‘De bladzijden van de wereldliteratuur zijn meestal gevuld met oogverblindende vrouwen. In Het lelijke meisje schrijft Ruben van Luijk, voor het eerst wellicht, over liefde voor een lelijk meisje.’ Een zin bedoeld om de lezer te verleiden.
Of Ruben van Luijk voor het eerst over een lelijk meisje schrijft weet ik niet, ik weet zelfs niet of het meisje waarover hij schrijft wel zo lelijk is als de titel wil doen voorkomen.
In ieder geval is zij niet degene waar het in Het lelijke meisje over gaat en om draait. Hoofdpersoon is een hinderlijke jongen voor wie seks – of eigenlijk neuken – een obsessie is sinds hij weet heeft van Casanova’s escapades. Hij is desperately seeking, bekeert zich tot een wandelclub en laat daar zijn oog op een meisje vallen.
Het eerste deel van Het lelijke meisje is een expliciete, maar weinig opwindende kroniek van het samenklitten. Aan het eind van Deel I is het uit.
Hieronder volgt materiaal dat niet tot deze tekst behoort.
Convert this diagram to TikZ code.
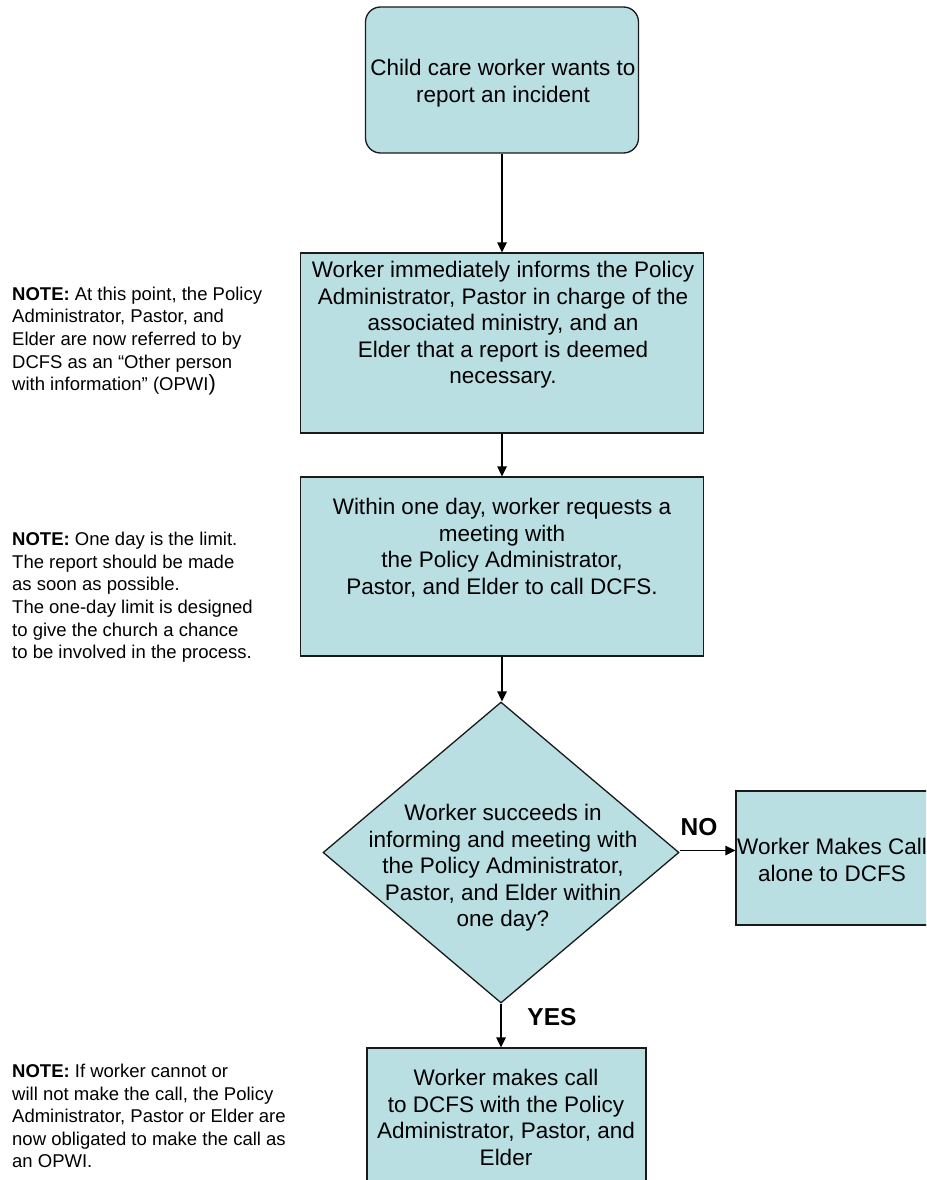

Deel II is het proces-verbaal van het paaien tegen beter weten in.
Zelfs als Ruben van Luijk over een lelijk meisje geschreven zou hebben, dan had dat de balans van de wereldliteratuur niet doen doorslaan in het voordeel van de lelijke meisjes. Simpelweg omdat Het lelijke meisje geen wereldliteratuur is. Het lelijke meisje is niet meer dan een hele matige niet van puberale smetten vrije roman.
Ruben van Luijk overspeelt zijn hand. De grote namen die zijn personage laat vallen doen vermoeden dat de schrijver niet van de straat is en weet dat literatuur de kunst is van het naar je hand zetten van een verhaal, maar juist de keuze die hij voor de vorm – ondanks voorbeelden en inspiratiebronnen – van Het lelijke meisje maakt, pakt verkeerd uit.
Met een hinderlijke jongen als betweterige verteller/schrijver van zijn eigen gebrek-aan-successtory speelt hij hoog spel in plaats van een subtiel literair spel, want alleen grote schrijvers kunnen het zich veroorloven om hun protagonisten de regie te laten voeren.
Als Ruben van Luijk zijn personage laat zegschrijven:
‘Het verhaal van dit boek had hier kunnen stoppen; en op een bepaalde manier was het misschien ook het mooiste geweest als dat was gebeurd. Op de keper beschouwd kon ik tevreden zijn, in grote lijnen was alles gegaan zoals ik wilde. Ik had mijn verliefdheid light beleefd, de kortdurende doch intense amourette die ik wenste; (…). Maar het verhaal ging verder, en werd een compleet boek, of toch minstens een novelle. Ik zou niet durven zeggen of het een mooi verhaal is, nog steeds niet. Maar het zou oneerlijk zijn om het niet helemaal te vertellen’, is dat pathetisch.
De stoplappen die hij nodig heeft om bij gebrek aan houvast en doelgerichtheid in de ontwikkeling van karakters en verhaal – niet te verwarren met vaart en verplaatsingen, want daaraan ontbreekt het in Het lelijke meisje niet – de chronologie van de gebeurtenissen te reconstrueren – woorden als nu, hierop, de volgende morgen, weer alleen, intussen, nadat, daarna en toen – passen beter bij het halfwasse tentoonspreiden van de tribulations of nerdly love – een zinsnede uit de flaptekst –dan de (post)moderne ingrepen om de schijn van literatuur op te houden.
Het staat eenieder en dus ook Ruben van Luijk vrij te proberen de intimiteit te beschrijven die hoort bij de lichamelijke van een ontluikende liefde – dat is wat hij beoogde, zegt hij in een interview dat als kop meekreeg Liefde in uitvoering, maar je moet van goede huize komen om er de woorden voor te vinden zonder in clichés te vervallen.
In datzelfde interview zegt hij dat schoonheid een van de belangrijkste thema’s van het boek is. Als dat zo is – en waarom zou dat niet zo zijn, het boek heet niet voor niets Het lelijke meisje – is er tussen de droom van de conceptie en de daad van het schrijven van het boek veel verloren gegaan. Het is niet genoeg dat het hinderlijke jongetje het meisje lelijk/niet mooi vindt en haar troost met de woorden dat ze mooi is zoals ze is. Het is onvoldoende aannemelijk dat haar schroomvalligheid terug te voeren is op een gebrek aan eigenwaarde, veroorzaakt door een tekort aan uiterlijke schoonheid.